## EXERCISE
Word for word, print each line of the listing below; pictures stay out.
··· DATASET CONTENT ···
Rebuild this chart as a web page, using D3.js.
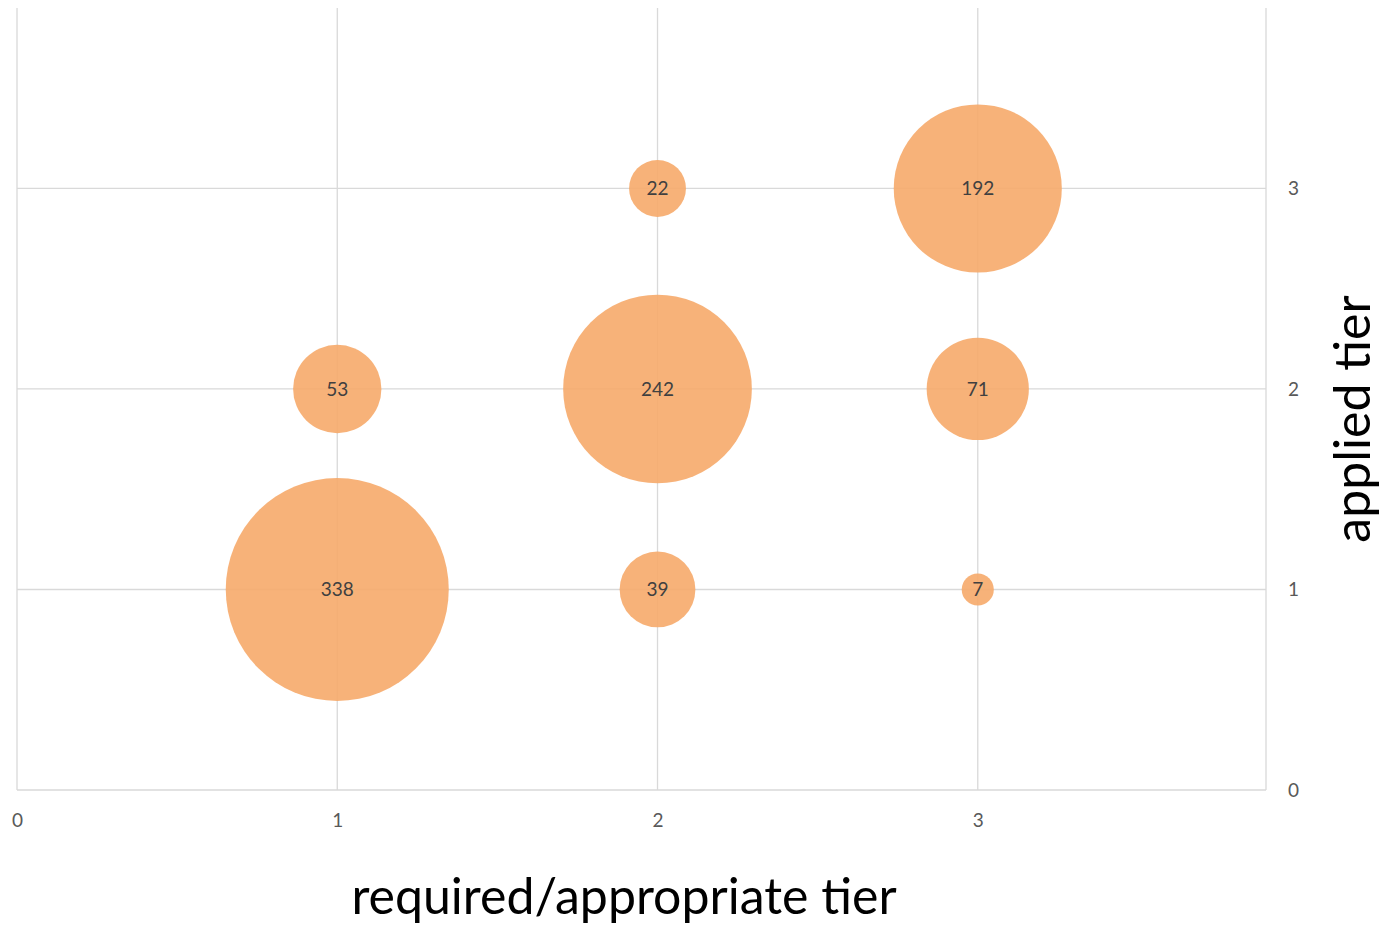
<!DOCTYPE html>
<html>
<head>
<meta charset="utf-8">
<script src="https://cdn.jsdelivr.net/npm/d3@7"></script>
<style>
    body { margin: 0; background: #fff; }
    .grid line { stroke: #d9d9d9; stroke-width: 1.3; }
    .tick text { fill: #595959; font-family: Lato, "Open Sans", sans-serif; font-size: 19px; }
    .bubbleLabel { fill: #404040; font-family: Lato, "Open Sans", sans-serif; font-size: 19px; }
    .axisTitle { fill: #000; font-family: Lato, "Open Sans", sans-serif; font-size: 50px; }
</style>
</head>
<body>
<script>
(function(){

    //bubble data: required tier (x), applied tier (y), count (size)
    var requiredTier = [1, 1, 2, 2, 2, 3, 3, 3];
    var appliedTier  = [1, 2, 1, 2, 3, 1, 2, 3];
    var counts       = [338, 53, 39, 242, 22, 7, 71, 192];

    var xTicks = [0, 1, 2, 3];
    var yTicks = [0, 1, 2, 3];

    window.onload = setChart();

    function setChart(){
        var width = 1383,
            height = 930;

        var svg = d3.select("body")
            .append("svg")
            .attr("width", width)
            .attr("height", height);

        //scales
        var xScale = d3.scaleLinear()
            .domain([0, 3.9])
            .range([17, 1266]);

        var yScale = d3.scaleLinear()
            .domain([0, 3.9])
            .range([790, 8]);

        var rScale = d3.scaleSqrt()
            .domain([0, 338])
            .range([0, 111.5]);

        //gridlines
        var grid = svg.append("g").attr("class", "grid");

        grid.selectAll(".vline")
            .data(xTicks.concat([3.9]))
            .enter()
            .append("line")
            .attr("x1", function(d){ return xScale(d); })
            .attr("x2", function(d){ return xScale(d); })
            .attr("y1", yScale(3.9))
            .attr("y2", yScale(0));

        grid.selectAll(".hline")
            .data(yTicks)
            .enter()
            .append("line")
            .attr("x1", xScale(0))
            .attr("x2", xScale(3.9))
            .attr("y1", function(d){ return yScale(d); })
            .attr("y2", function(d){ return yScale(d); });

        //axes (labels only)
        var xAxis = d3.axisBottom(xScale)
            .tickValues(xTicks)
            .tickFormat(d3.format("d"))
            .tickSize(0)
            .tickPadding(24);

        svg.append("g")
            .attr("class", "axis")
            .attr("transform", "translate(0," + yScale(0) + ")")
            .call(xAxis)
            .call(function(g){ g.select(".domain").remove(); });

        var yAxis = d3.axisRight(yScale)
            .tickValues(yTicks)
            .tickFormat(d3.format("d"))
            .tickSize(0)
            .tickPadding(22);

        svg.append("g")
            .attr("class", "axis")
            .attr("transform", "translate(" + xScale(3.9) + ",0)")
            .call(yAxis)
            .call(function(g){ g.select(".domain").remove(); });

        //bubbles
        var data = counts.map(function(c, i){
            return { x: requiredTier[i], y: appliedTier[i], n: c };
        });

        svg.selectAll(".bubble")
            .data(data)
            .enter()
            .append("circle")
            .attr("class", "bubble")
            .attr("cx", function(d){ return xScale(d.x); })
            .attr("cy", function(d){ return yScale(d.y); })
            .attr("r", function(d){ return rScale(d.n); })
            .style("fill", "#f6aa6a")
            .style("fill-opacity", 0.9);

        svg.selectAll(".bubbleLabel")
            .data(data)
            .enter()
            .append("text")
            .attr("class", "bubbleLabel")
            .attr("x", function(d){ return xScale(d.x); })
            .attr("y", function(d){ return yScale(d.y); })
            .attr("dy", "0.35em")
            .attr("text-anchor", "middle")
            .text(function(d){ return d.n; });

        //axis titles
        svg.append("text")
            .attr("class", "axisTitle")
            .attr("x", 624)
            .attr("y", 914)
            .attr("text-anchor", "middle")
            .text("required/appropriate tier");

        svg.append("text")
            .attr("class", "axisTitle")
            .attr("transform", "translate(1370,419) rotate(-90)")
            .attr("text-anchor", "middle")
            .text("applied tier");
    };
})();
</script>
</body>
</html>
···
## EXERCISE OUTPUT
Rebuild this chart as a web page, using D3.js.
<!DOCTYPE html>
<html>
<head>
<meta charset="utf-8">
<script src="https://cdn.jsdelivr.net/npm/d3@7"></script>
<style>
    body { margin: 0; background: #fff; }
    .grid line { stroke: #d9d9d9; stroke-width: 1.3; }
    .tick text { fill: #595959; font-family: Lato, "Open Sans", sans-serif; font-size: 19px; }
    .bubbleLabel { fill: #404040; font-family: Lato, "Open Sans", sans-serif; font-size: 19px; }
    .axisTitle { fill: #000; font-family: Lato, "Open Sans", sans-serif; font-size: 50px; }
</style>
</head>
<body>
<script>
(function(){

    //bubble data: required tier (x), applied tier (y), count (size)
    var requiredTier = [1, 1, 2, 2, 2, 3, 3, 3];
    var appliedTier  = [1, 2, 1, 2, 3, 1, 2, 3];
    var counts       = [338, 53, 39, 242, 22, 7, 71, 192];

    var xTicks = [0, 1, 2, 3];
    var yTicks = [0, 1, 2, 3];

    window.onload = setChart();

    function setChart(){
        var width = 1383,
            height = 930;

        var svg = d3.select("body")
            .append("svg")
            .attr("width", width)
            .attr("height", height);

        //scales
        var xScale = d3.scaleLinear()
            .domain([0, 3.9])
            .range([17, 1266]);

        var yScale = d3.scaleLinear()
            .domain([0, 3.9])
            .range([790, 8]);

        var rScale = d3.scaleSqrt()
            .domain([0, 338])
            .range([0, 111.5]);

        //gridlines
        var grid = svg.append("g").attr("class", "grid");

        grid.selectAll(".vline")
            .data(xTicks.concat([3.9]))
            .enter()
            .append("line")
            .attr("x1", function(d){ return xScale(d); })
            .attr("x2", function(d){ return xScale(d); })
            .attr("y1", yScale(3.9))
            .attr("y2", yScale(0));

        grid.selectAll(".hline")
            .data(yTicks)
            .enter()
            .append("line")
            .attr("x1", xScale(0))
            .attr("x2", xScale(3.9))
            .attr("y1", function(d){ return yScale(d); })
            .attr("y2", function(d){ return yScale(d); });

        //axes (labels only)
        var xAxis = d3.axisBottom(xScale)
            .tickValues(xTicks)
            .tickFormat(d3.format("d"))
            .tickSize(0)
            .tickPadding(24);

        svg.append("g")
            .attr("class", "axis")
            .attr("transform", "translate(0," + yScale(0) + ")")
            .call(xAxis)
            .call(function(g){ g.select(".domain").remove(); });

        var yAxis = d3.axisRight(yScale)
            .tickValues(yTicks)
            .tickFormat(d3.format("d"))
            .tickSize(0)
            .tickPadding(22);

        svg.append("g")
            .attr("class", "axis")
            .attr("transform", "translate(" + xScale(3.9) + ",0)")
            .call(yAxis)
            .call(function(g){ g.select(".domain").remove(); });

        //bubbles
        var data = counts.map(function(c, i){
            return { x: requiredTier[i], y: appliedTier[i], n: c };
        });

        svg.selectAll(".bubble")
            .data(data)
            .enter()
            .append("circle")
            .attr("class", "bubble")
            .attr("cx", function(d){ return xScale(d.x); })
            .attr("cy", function(d){ return yScale(d.y); })
            .attr("r", function(d){ return rScale(d.n); })
            .style("fill", "#f6aa6a")
            .style("fill-opacity", 0.9);

        svg.selectAll(".bubbleLabel")
            .data(data)
            .enter()
            .append("text")
            .attr("class", "bubbleLabel")
            .attr("x", function(d){ return xScale(d.x); })
            .attr("y", function(d){ return yScale(d.y); })
            .attr("dy", "0.35em")
            .attr("text-anchor", "middle")
            .text(function(d){ return d.n; });

        //axis titles
        svg.append("text")
            .attr("class", "axisTitle")
            .attr("x", 624)
            .attr("y", 914)
            .attr("text-anchor", "middle")
            .text("required/appropriate tier");

        svg.append("text")
            .attr("class", "axisTitle")
            .attr("transform", "translate(1370,419) rotate(-90)")
            .attr("text-anchor", "middle")
            .text("applied tier");
    };
})();
</script>
</body>
</html>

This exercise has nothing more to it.